Something for the FAQ?

Here are a couple of reasons why your scan may be very slow:
1) very busy network
2) firewalled targets
3) limitation of ICMP rate

(3) will not slow down the TCP scan, only UDP.
(1) & (2) may slow down any scan. IMHO scanning a firewall target is
not very wise.

You have several solution:
a) limit the port range.
b) only scan TCP ports
c) use SNMP
d) Upload a nmap output

(a) is probably not a good idea, as you may miss some services.

(b) is better, as most services run on top of TCP. 
You may mix a full TCP port scan with a short UDP scan by selecting
two scanners, nmap & nmap TCP scan, and setting the "fast scan" option
in nmap. So, nmap will ignore the port range and only scan what is in
its services file, while the TCP scanner will test the full range.

(c) only works against badly configured target: a snmpwalk may give
you the open ports. I just wrote a snmpwalk wrapper plugin that does
this (I send the source code on the plugins-writers list).
If it works, it is very quick, but I would not recommand you to
install a SNMP agent just to be able to scan your machines! 
Maybe pen-testers will use this??

(d) is the best solution. In 1.1.x, Nessus can read a nmap output
file.
So, if you need to run Nessus several times, you're only run nmap
once.

The simplest and slowest way to get this file is to run nmap:
nmap -oN output_file -sT -sU -O .... target1 target2 ...
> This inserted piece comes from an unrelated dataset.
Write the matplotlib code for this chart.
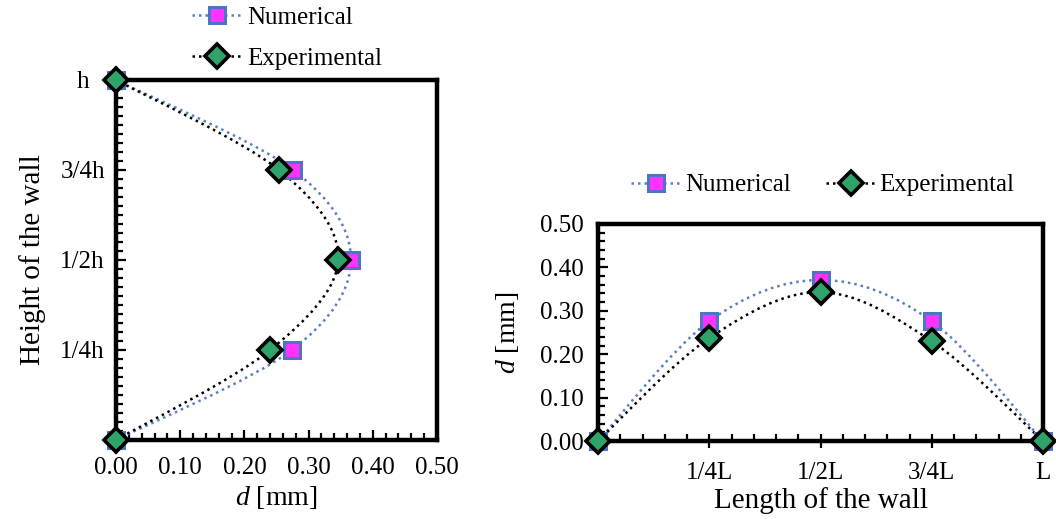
import numpy as np
import matplotlib
matplotlib.use("Agg")
import matplotlib.pyplot as plt
from matplotlib.path import Path
from matplotlib.patches import PathPatch
from matplotlib.ticker import MultipleLocator, FixedLocator, FuncFormatter

plt.rcParams['font.family'] = ['Liberation Serif', 'DejaVu Serif']
plt.rcParams['mathtext.fontset'] = 'custom'
plt.rcParams['mathtext.rm'] = 'Liberation Serif'
plt.rcParams['mathtext.it'] = 'Liberation Serif:italic'

# ---- data ----
height_pos = [0.0, 0.25, 0.5, 0.75, 1.0]
height_labels = ["", "1/4h", "1/2h", "3/4h", "h"]
num_height = [0.0, 0.274, 0.366, 0.276, 0.0]
exp_height = [0.0, 0.240, 0.346, 0.254, 0.0]

length_pos = [0.0, 0.25, 0.5, 0.75, 1.0]
length_labels = ["", "1/4L", "1/2L", "3/4L", "L"]
num_length = [0.0, 0.276, 0.371, 0.276, 0.0]
exp_length = [0.0, 0.237, 0.343, 0.230, 0.0]

NUM_LINE = '#5a7fc0'
NUM_FACE = '#ff33ff'
NUM_EDGE = '#4f74c4'
EXP_FACE = '#2ea36a'

def smooth_path(xs, ys):
    pts = np.column_stack([xs, ys]).astype(float)
    n = len(pts)
    verts = [pts[0]]
    codes = [Path.MOVETO]
    for i in range(n - 1):
        p0 = pts[i - 1] if i > 0 else pts[i]
        p1 = pts[i]
        p2 = pts[i + 1]
        p3 = pts[i + 2] if i + 2 < n else pts[i + 1]
        c1 = p1 + (p2 - p0) / 6.0
        c2 = p2 - (p3 - p1) / 6.0
        verts += [c1, c2, p2]
        codes += [Path.CURVE4] * 3
    return Path(verts, codes)

fig = plt.figure(figsize=(10.56, 5.19), dpi=100)
ax1 = fig.add_axes([116/1056, 1-440/519, (437-116)/1056, (440-80)/519])
ax2 = fig.add_axes([598/1056, 1-441/519, (1043-598)/1056, (441-224)/519])

dots = (0, (1, 1.6))
TICK_FS = 18
fmt2 = FuncFormatter(lambda v, p: f"{v:.2f}")

def style_axes(ax):
    for s in ax.spines.values():
        s.set_linewidth(3.2)
        s.set_color('black')
    ax.tick_params(which='both', labelsize=TICK_FS, width=1.6, color='black',
                   top=False, right=False)

# ---- left chart ----
ax1.add_patch(PathPatch(smooth_path(num_height, height_pos), fill=False,
                        edgecolor=NUM_LINE, lw=1.8, ls=dots, zorder=2, clip_on=False))
ax1.add_patch(PathPatch(smooth_path(exp_height, height_pos), fill=False,
                        edgecolor='black', lw=1.8, ls=dots, zorder=2, clip_on=False))
ax1.plot(num_height, height_pos, ls='none', marker='s', ms=12, mfc=NUM_FACE,
         mec=NUM_EDGE, mew=2.2, clip_on=False, zorder=4)
ax1.plot(exp_height, height_pos, ls='none', marker='D', ms=12, mfc=EXP_FACE,
         mec='black', mew=2.6, clip_on=False, zorder=5)
ax1.set_xlim(0, 0.5)
ax1.set_ylim(0, 1)
ax1.xaxis.set_major_locator(MultipleLocator(0.1))
ax1.xaxis.set_minor_locator(MultipleLocator(0.02))
ax1.xaxis.set_major_formatter(fmt2)
ax1.yaxis.set_major_locator(FixedLocator(height_pos))
ax1.set_yticklabels(height_labels, ha='center')
ax1.yaxis.set_minor_locator(MultipleLocator(0.025))
style_axes(ax1)
ax1.tick_params(axis='x', which='major', direction='in', length=7, pad=12)
ax1.tick_params(axis='x', which='minor', direction='in', length=5)
ax1.tick_params(axis='y', which='major', direction='in', length=7, pad=24)
ax1.tick_params(axis='y', which='minor', direction='in', length=5)
ax1.set_xlabel(r'$\it{d}$ [mm]', fontsize=20, labelpad=4)
ax1.set_ylabel('Height of the wall', fontsize=21, labelpad=10)

h1 = ax1.plot([], [], color=NUM_LINE, lw=1.8, ls=dots, marker='s', ms=12,
              mfc=NUM_FACE, mec=NUM_EDGE, mew=2.2, label='Numerical')[0]
h2 = ax1.plot([], [], color='black', lw=1.8, ls=dots, marker='D', ms=12,
              mfc=EXP_FACE, mec='black', mew=2.6, label='Experimental')[0]
fig.legend(handles=[h1, h2], loc='center', bbox_to_anchor=(287/1056, 1-38/519),
           ncol=1, frameon=False, fontsize=18, handlelength=2.0, handletextpad=0.2,
           labelspacing=0.75, borderpad=0)

# ---- right chart ----
ax2.add_patch(PathPatch(smooth_path(length_pos, num_length), fill=False,
                        edgecolor=NUM_LINE, lw=1.8, ls=dots, zorder=2, clip_on=False))
ax2.add_patch(PathPatch(smooth_path(length_pos, exp_length), fill=False,
                        edgecolor='black', lw=1.8, ls=dots, zorder=2, clip_on=False))
ax2.plot(length_pos, num_length, ls='none', marker='s', ms=12, mfc=NUM_FACE,
         mec=NUM_EDGE, mew=2.2, clip_on=False, zorder=4)
ax2.plot(length_pos, exp_length, ls='none', marker='D', ms=12, mfc=EXP_FACE,
         mec='black', mew=2.6, clip_on=False, zorder=5)
ax2.set_xlim(0, 1)
ax2.set_ylim(0, 0.5)
ax2.xaxis.set_major_locator(FixedLocator(length_pos))
ax2.set_xticklabels(length_labels)
ax2.xaxis.set_minor_locator(MultipleLocator(0.05))
ax2.yaxis.set_major_locator(MultipleLocator(0.1))
ax2.yaxis.set_minor_locator(MultipleLocator(0.02))
ax2.yaxis.set_major_formatter(fmt2)
style_axes(ax2)
ax2.tick_params(axis='x', which='major', direction='inout', length=10, pad=10)
ax2.tick_params(axis='x', which='minor', direction='in', length=5)
ax2.tick_params(axis='y', which='major', direction='in', length=7, pad=10)
ax2.tick_params(axis='y', which='minor', direction='in', length=5)
ax2.set_xlabel('Length of the wall', fontsize=21, labelpad=2)
ax2.set_ylabel(r'$\it{d}$ [mm]', fontsize=20, labelpad=14)

fig.legend(handles=[h1, h2], loc='center', bbox_to_anchor=(823/1056, 1-185/519),
           ncol=2, frameon=False, fontsize=18, handlelength=2.0, handletextpad=0.15,
           columnspacing=1.4, borderpad=0)

fig.savefig('out.png', dpi=100)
To speed this up, you may run nmap locally on your targets, edit the
files to change localhost to the external name & IP, then concatenate
them and feed the full report into Nessus.

Another trick is to generate it from someother source, e.g. netstat
nessus-tools/contrib/netstat2nmap.pl does this.

You need to get the open "inet" ports, in numbers (no symbolic name,
e.g."telnet" instead of 23). The command varies. 
It may be "netstat -a -n" or "netstat -a -n --inet" or 
"netstat -a -n -AF inet" ...
Save each result to a file that has the same name as the machine. This
is IMPORTANT! netstat2nmap.pl uses the file name to know the origin of
the information. The directory does not matter.